Data excerpts:
*-*-*

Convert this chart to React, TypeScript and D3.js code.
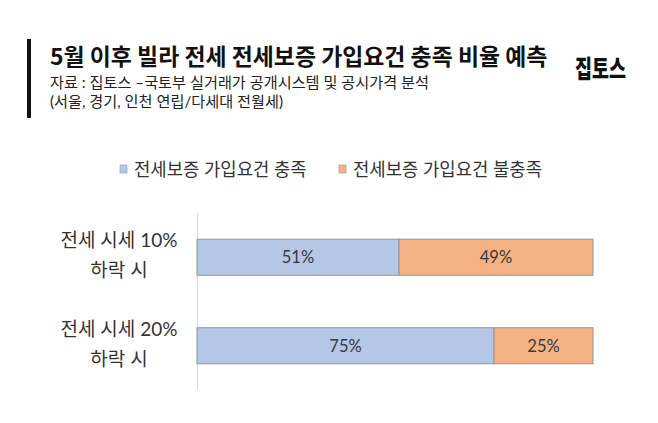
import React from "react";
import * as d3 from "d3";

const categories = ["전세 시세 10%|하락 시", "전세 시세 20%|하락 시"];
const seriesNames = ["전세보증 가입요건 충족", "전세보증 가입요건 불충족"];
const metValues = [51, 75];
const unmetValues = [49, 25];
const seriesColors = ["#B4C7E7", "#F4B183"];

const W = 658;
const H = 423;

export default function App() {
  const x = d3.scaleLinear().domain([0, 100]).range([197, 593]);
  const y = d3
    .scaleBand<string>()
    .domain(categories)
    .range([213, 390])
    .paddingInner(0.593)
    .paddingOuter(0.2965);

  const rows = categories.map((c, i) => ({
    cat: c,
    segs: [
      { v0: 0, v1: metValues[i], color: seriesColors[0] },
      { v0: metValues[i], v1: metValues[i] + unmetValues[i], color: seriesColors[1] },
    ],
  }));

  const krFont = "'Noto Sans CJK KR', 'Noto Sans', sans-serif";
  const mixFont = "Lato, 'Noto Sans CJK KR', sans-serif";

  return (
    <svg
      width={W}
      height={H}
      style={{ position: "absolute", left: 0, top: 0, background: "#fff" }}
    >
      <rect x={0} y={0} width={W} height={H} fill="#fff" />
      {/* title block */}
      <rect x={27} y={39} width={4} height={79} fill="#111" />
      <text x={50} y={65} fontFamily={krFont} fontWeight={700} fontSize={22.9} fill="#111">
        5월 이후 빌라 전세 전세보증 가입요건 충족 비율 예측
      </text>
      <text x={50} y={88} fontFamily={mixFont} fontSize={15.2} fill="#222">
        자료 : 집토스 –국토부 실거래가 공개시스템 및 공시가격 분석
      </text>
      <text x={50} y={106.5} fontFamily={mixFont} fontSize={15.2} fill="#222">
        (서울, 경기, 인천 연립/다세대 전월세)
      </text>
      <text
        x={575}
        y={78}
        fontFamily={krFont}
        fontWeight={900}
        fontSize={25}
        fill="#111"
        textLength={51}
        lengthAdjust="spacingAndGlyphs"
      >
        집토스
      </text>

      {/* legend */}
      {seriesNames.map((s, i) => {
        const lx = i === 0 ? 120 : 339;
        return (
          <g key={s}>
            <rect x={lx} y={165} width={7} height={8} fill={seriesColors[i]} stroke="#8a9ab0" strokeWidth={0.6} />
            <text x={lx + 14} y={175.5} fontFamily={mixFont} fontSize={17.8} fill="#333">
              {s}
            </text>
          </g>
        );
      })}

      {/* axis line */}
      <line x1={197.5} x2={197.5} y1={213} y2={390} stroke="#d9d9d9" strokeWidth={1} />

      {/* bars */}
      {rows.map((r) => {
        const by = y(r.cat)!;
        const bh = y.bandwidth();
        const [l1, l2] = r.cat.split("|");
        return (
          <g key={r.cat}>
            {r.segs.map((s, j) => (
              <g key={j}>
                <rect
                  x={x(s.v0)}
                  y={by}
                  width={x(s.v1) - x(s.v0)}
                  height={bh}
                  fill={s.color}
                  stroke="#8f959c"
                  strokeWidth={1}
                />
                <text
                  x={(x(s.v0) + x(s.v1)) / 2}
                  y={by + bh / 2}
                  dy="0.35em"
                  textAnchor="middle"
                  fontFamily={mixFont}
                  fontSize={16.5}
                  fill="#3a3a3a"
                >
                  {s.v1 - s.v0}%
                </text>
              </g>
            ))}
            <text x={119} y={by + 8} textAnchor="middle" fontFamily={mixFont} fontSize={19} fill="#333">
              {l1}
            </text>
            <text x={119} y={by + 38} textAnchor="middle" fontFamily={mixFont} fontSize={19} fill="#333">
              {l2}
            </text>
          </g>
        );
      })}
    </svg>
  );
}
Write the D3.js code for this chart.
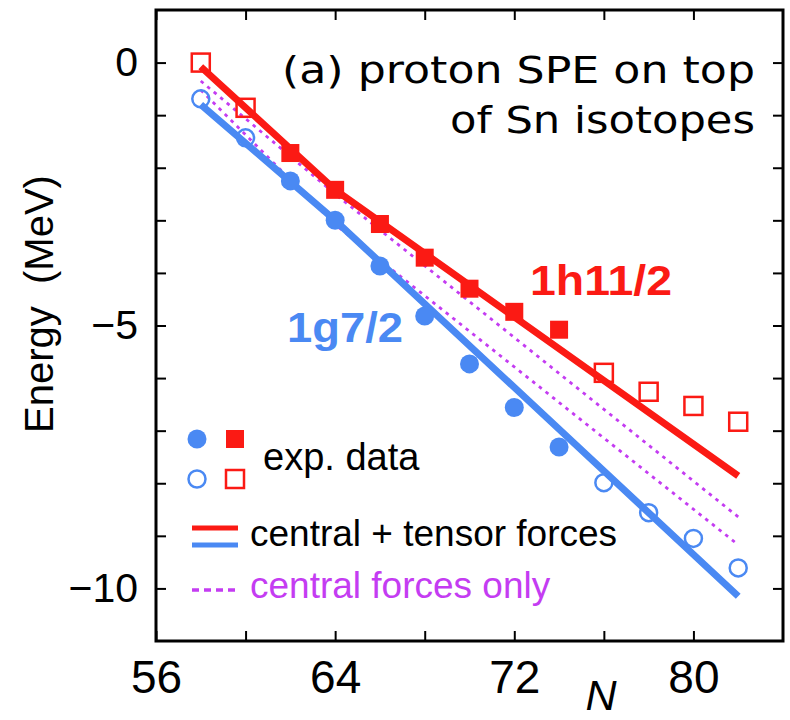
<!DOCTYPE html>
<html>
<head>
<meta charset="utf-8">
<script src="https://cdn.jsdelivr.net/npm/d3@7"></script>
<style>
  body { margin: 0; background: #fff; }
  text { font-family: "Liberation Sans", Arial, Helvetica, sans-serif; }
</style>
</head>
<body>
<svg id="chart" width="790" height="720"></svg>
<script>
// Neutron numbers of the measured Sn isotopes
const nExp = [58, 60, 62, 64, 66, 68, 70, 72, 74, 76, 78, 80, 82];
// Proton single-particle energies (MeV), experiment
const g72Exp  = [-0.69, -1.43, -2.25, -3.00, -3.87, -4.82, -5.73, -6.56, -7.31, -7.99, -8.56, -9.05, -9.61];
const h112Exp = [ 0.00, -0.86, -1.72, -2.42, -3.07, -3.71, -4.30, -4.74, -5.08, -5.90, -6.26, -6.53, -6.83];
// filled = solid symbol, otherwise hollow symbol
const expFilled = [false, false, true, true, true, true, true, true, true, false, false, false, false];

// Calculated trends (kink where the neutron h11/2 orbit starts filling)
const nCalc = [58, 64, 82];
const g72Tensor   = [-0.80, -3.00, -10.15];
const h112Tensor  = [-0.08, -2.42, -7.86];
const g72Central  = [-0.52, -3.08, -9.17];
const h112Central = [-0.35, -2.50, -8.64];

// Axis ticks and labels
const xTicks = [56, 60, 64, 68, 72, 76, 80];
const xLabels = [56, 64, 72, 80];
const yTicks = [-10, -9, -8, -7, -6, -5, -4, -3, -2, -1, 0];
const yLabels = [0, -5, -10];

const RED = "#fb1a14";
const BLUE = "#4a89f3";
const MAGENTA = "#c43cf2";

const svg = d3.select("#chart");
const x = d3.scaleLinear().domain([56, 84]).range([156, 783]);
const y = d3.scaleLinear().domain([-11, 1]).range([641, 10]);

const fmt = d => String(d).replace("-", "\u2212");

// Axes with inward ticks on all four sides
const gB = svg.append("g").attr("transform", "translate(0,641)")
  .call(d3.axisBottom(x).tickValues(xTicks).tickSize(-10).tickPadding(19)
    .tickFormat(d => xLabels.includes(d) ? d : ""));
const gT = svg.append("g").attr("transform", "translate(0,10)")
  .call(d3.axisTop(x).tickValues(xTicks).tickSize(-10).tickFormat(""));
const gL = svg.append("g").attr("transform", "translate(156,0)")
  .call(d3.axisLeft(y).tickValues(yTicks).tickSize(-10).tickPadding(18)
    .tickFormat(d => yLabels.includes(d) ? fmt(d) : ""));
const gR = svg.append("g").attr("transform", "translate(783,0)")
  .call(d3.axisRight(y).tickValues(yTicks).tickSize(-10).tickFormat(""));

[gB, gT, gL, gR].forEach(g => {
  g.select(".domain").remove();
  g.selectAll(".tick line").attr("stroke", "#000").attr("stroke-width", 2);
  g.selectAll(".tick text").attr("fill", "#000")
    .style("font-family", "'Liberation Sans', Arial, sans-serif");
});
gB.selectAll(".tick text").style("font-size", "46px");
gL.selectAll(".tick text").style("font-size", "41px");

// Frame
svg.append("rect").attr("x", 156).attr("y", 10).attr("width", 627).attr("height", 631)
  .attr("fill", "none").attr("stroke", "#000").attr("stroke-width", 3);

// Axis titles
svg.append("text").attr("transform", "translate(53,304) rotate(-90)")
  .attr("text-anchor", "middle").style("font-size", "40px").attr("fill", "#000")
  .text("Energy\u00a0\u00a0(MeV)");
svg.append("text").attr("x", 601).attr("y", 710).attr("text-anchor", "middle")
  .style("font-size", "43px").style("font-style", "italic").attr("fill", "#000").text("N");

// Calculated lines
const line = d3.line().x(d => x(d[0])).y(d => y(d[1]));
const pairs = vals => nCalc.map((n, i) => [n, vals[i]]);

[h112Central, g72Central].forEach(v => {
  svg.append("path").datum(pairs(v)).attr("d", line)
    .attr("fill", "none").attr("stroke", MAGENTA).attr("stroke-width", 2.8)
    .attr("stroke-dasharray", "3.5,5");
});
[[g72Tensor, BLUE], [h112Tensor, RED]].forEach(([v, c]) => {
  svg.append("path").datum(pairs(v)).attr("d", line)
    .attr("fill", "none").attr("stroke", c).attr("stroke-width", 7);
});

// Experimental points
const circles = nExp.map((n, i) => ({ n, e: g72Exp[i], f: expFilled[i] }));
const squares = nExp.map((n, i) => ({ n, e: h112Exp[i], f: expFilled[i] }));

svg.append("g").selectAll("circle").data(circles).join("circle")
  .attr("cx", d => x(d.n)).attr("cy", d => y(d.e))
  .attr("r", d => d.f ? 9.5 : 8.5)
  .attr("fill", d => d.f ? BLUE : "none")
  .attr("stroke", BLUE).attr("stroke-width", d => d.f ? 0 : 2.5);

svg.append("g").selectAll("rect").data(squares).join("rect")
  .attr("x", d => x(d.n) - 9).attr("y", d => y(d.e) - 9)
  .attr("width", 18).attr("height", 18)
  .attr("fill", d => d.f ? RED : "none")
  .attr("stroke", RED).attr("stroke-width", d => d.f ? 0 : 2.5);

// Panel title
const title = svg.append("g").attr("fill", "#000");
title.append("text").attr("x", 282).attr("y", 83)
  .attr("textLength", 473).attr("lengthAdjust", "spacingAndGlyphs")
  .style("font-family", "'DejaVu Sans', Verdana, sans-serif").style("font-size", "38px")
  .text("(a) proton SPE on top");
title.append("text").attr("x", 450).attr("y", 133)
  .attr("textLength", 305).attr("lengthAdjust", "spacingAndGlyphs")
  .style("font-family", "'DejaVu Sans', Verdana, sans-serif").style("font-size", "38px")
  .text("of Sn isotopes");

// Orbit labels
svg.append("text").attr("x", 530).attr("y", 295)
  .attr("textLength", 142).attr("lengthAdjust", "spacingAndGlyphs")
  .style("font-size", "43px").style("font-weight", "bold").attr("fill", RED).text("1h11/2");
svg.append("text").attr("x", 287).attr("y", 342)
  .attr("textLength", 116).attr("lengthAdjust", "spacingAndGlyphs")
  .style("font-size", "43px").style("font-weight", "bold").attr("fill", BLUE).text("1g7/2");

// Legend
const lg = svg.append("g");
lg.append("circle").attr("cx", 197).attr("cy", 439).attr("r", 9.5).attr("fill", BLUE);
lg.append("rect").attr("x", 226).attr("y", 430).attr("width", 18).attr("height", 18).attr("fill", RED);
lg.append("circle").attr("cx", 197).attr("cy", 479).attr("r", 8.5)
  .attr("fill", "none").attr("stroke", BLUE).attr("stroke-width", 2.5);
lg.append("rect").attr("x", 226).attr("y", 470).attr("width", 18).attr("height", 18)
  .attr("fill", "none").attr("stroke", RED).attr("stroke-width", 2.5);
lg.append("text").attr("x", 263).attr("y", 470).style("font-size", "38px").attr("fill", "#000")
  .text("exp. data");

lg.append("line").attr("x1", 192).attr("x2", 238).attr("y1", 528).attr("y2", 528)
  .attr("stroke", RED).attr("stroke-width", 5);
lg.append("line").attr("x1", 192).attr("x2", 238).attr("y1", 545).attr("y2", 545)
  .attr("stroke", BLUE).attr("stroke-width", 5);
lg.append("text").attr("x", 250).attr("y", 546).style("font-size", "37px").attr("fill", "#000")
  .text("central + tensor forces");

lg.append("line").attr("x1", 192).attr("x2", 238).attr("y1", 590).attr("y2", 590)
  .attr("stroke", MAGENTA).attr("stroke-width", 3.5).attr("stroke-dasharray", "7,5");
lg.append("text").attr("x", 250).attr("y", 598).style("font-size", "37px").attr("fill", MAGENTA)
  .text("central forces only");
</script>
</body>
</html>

*-*-*

Quote only what lies between the first line of the records and the line containing "const H = 423;", please, including both lines and excluding images.

Convert this chart to React, TypeScript and D3.js code.
import React from "react";
import * as d3 from "d3";

const categories = ["전세 시세 10%|하락 시", "전세 시세 20%|하락 시"];
const seriesNames = ["전세보증 가입요건 충족", "전세보증 가입요건 불충족"];
const metValues = [51, 75];
const unmetValues = [49, 25];
const seriesColors = ["#B4C7E7", "#F4B183"];

const W = 658;
const H = 423;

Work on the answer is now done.